Climate change archaeology, a growing sub-discipline in archaeology, has developed into a broad literature that intersects with various challenges in global change and natural hazards research (Van de Noort 2011, 2013). Researchers have highlighted the potential for archaeology to contribute using its extended chronological scope on human adaptation (Riede 2014; Redman 2005) and to develop more holistic understanding of human–environment interaction over multi-generational to millennial timescales (Barnes et al. 2013; Hudson et al. 2012). However, what these studies have not addressed is how archaeology can contribute pre-modern data to social and environmental challenges that have no analogue in human history.

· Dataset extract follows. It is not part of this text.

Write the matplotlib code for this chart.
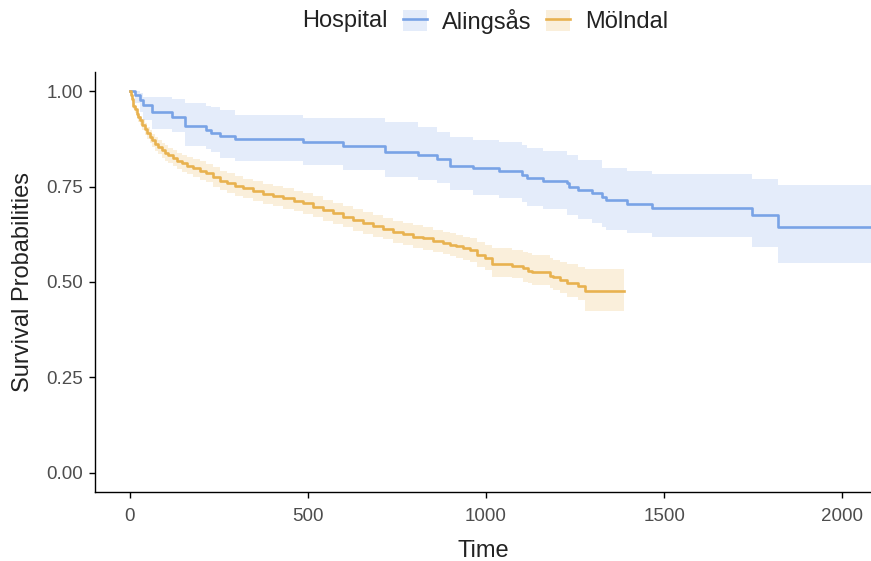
import matplotlib.pyplot as plt
from matplotlib.patches import Patch
from matplotlib.lines import Line2D
from matplotlib.legend_handler import HandlerTuple

# Alingsås: step times, survival, CI lower/upper (last entry = end of follow-up)
aling_time = [0, 14, 28, 37, 61, 117, 154, 215, 229, 253, 295, 487, 599, 716, 810, 861,
              899, 964, 1037, 1100, 1114, 1161, 1226, 1234, 1259, 1297, 1325, 1337, 1395,
              1465, 1746, 1821, 2100]
aling_surv = [1.000, 0.990, 0.977, 0.964, 0.944, 0.933, 0.908, 0.898, 0.891, 0.883, 0.874,
              0.867, 0.857, 0.841, 0.832, 0.822, 0.805, 0.798, 0.791, 0.780, 0.773, 0.765,
              0.758, 0.748, 0.741, 0.732, 0.723, 0.715, 0.704, 0.695, 0.675, 0.645, 0.645]
aling_upper = [1.000, 1.000, 0.995, 0.985, 0.985, 0.978, 0.968, 0.962, 0.958, 0.950, 0.937,
               0.929, 0.929, 0.920, 0.907, 0.894, 0.880, 0.873, 0.867, 0.858, 0.851, 0.843,
               0.832, 0.832, 0.820, 0.820, 0.798, 0.798, 0.790, 0.782, 0.769, 0.755, 0.755]
aling_lower = [1.000, 0.970, 0.945, 0.924, 0.900, 0.893, 0.856, 0.848, 0.840, 0.826, 0.817,
               0.806, 0.794, 0.775, 0.767, 0.760, 0.741, 0.728, 0.719, 0.710, 0.699, 0.690,
               0.675, 0.675, 0.666, 0.655, 0.645, 0.636, 0.628, 0.617, 0.591, 0.549, 0.549]

# Mölndal
moln_time = [0, 3, 6, 9, 13, 19, 24, 28, 35, 42, 49, 56, 63, 70, 80, 89, 98, 108, 120, 131,
             145, 159, 178, 197, 215, 234, 253, 272, 295, 318, 345, 374, 402, 431, 460, 487,
             515, 543, 571, 599, 627, 655, 683, 711, 740, 768, 796, 824, 852, 880, 899, 917,
             936, 955, 975, 997, 1016, 1072, 1105, 1119, 1128, 1180, 1189, 1208, 1227, 1259,
             1278, 1388]
moln_surv = [1.000, 0.990, 0.978, 0.962, 0.952, 0.940, 0.931, 0.923, 0.912, 0.901, 0.890,
             0.880, 0.871, 0.862, 0.853, 0.845, 0.838, 0.832, 0.825, 0.818, 0.811, 0.805,
             0.798, 0.792, 0.785, 0.775, 0.765, 0.760, 0.752, 0.745, 0.738, 0.730, 0.725,
             0.719, 0.712, 0.706, 0.697, 0.688, 0.680, 0.671, 0.662, 0.655, 0.647, 0.640,
             0.632, 0.625, 0.619, 0.614, 0.608, 0.603, 0.598, 0.594, 0.589, 0.584, 0.571,
             0.563, 0.547, 0.543, 0.536, 0.530, 0.525, 0.517, 0.512, 0.505, 0.498, 0.490,
             0.476, 0.476]
moln_upper = [1.000, 0.994, 0.984, 0.970, 0.961, 0.951, 0.943, 0.936, 0.926, 0.916, 0.906,
              0.897, 0.888, 0.880, 0.872, 0.864, 0.858, 0.852, 0.846, 0.839, 0.833, 0.827,
              0.821, 0.816, 0.809, 0.800, 0.790, 0.786, 0.778, 0.771, 0.765, 0.757, 0.752,
              0.746, 0.739, 0.734, 0.725, 0.716, 0.708, 0.699, 0.690, 0.683, 0.675, 0.668,
              0.661, 0.654, 0.648, 0.643, 0.637, 0.632, 0.628, 0.624, 0.619, 0.614, 0.606,
              0.597, 0.588, 0.584, 0.579, 0.575, 0.570, 0.562, 0.558, 0.553, 0.547, 0.540,
              0.534, 0.534]
moln_lower = [1.000, 0.986, 0.972, 0.954, 0.943, 0.929, 0.919, 0.910, 0.898, 0.886, 0.874,
              0.863, 0.854, 0.844, 0.834, 0.826, 0.818, 0.812, 0.804, 0.797, 0.789, 0.783,
              0.775, 0.768, 0.761, 0.750, 0.740, 0.734, 0.726, 0.719, 0.711, 0.703, 0.698,
              0.692, 0.685, 0.678, 0.669, 0.660, 0.652, 0.643, 0.634, 0.627, 0.619, 0.612,
              0.603, 0.596, 0.590, 0.585, 0.579, 0.574, 0.568, 0.564, 0.558, 0.553, 0.540,
              0.531, 0.514, 0.510, 0.501, 0.497, 0.492, 0.483, 0.478, 0.470, 0.462, 0.453,
              0.424, 0.424]

hospitals = ['Alingsås', 'Mölndal']
colors = ['#79A3E6', '#E8B24F']

plt.rcParams['font.family'] = ['Liberation Sans', 'DejaVu Sans']

fig = plt.figure(figsize=(8.71, 5.61), dpi=100)
ax = fig.add_axes([95 / 871, 1 - 492 / 561, 1 - 95 / 871, (492 - 72) / 561])

series = [
    (aling_time, aling_surv, aling_lower, aling_upper),
    (moln_time, moln_surv, moln_lower, moln_upper),
]
handles = []
for (t, s, lo, hi), color in zip(series, colors):
    ax.fill_between(t, lo, hi, step='post', color=color, alpha=0.2, linewidth=0)
    ax.step(t, s, where='post', color=color, linewidth=1.9)
    handles.append((Patch(facecolor=color, alpha=0.2, edgecolor='none'),
                    Line2D([], [], color=color, linewidth=1.9)))

ax.set_xlim(-98, 2081)
ax.set_ylim(-0.05, 1.05)
ax.set_xticks([0, 500, 1000, 1500, 2000])
ax.set_yticks([0, 0.25, 0.5, 0.75, 1.0])
ax.set_yticklabels(['0.00', '0.25', '0.50', '0.75', '1.00'])
for side in ['top', 'right']:
    ax.spines[side].set_visible(False)
for side in ['left', 'bottom']:
    ax.spines[side].set_linewidth(1.0)
ax.tick_params(length=4.5, width=1.0, labelsize=13.5, colors='black', labelcolor='#4D4D4D', pad=4)
ax.tick_params(axis='x', pad=7)
ax.set_xlabel('Time', fontsize=17, color='#222222', labelpad=11)
ax.set_ylabel('Survival Probabilities', fontsize=17, color='#222222', labelpad=9)

fig.text(345 / 871, 1 - 21 / 561, 'Hospital', fontsize=17, color='#222222', ha='center', va='center')
fig.legend(handles, hospitals, handler_map={tuple: HandlerTuple(ndivide=1, pad=0)},
           loc='center left', bbox_to_anchor=(403 / 871, 1 - 21 / 561), ncol=2, frameon=False,
           fontsize=17, handlelength=1.0, handleheight=1.0, handletextpad=0.64,
           columnspacing=0.64, borderpad=0, borderaxespad=0, labelcolor='#222222')

fig.savefig('out.png', dpi=100)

To resolve the discontinuity between pre-industrial and industrialised modern societies we argue that archaeological and historical records should be used as ‘natural experiments’ with which to examine the process of human adaptation and manifestation and implications of vulnerability. Examining the long-term human experience of social inequality, food insecurity, health inequality and numerous other social indicators can provide enhanced evidence of the potential synergistic social impacts of climate variability and environmental change (Hegmon 2016; Hegmon et al. 2018). Such information could be useful in scenario-building exercises, as longer timescales allow long-term processes to be examined across numerous case studies at multiple spatial scales over human history (Costanza et al. 2007; Fig. 2).

Getting Beyond Collapse?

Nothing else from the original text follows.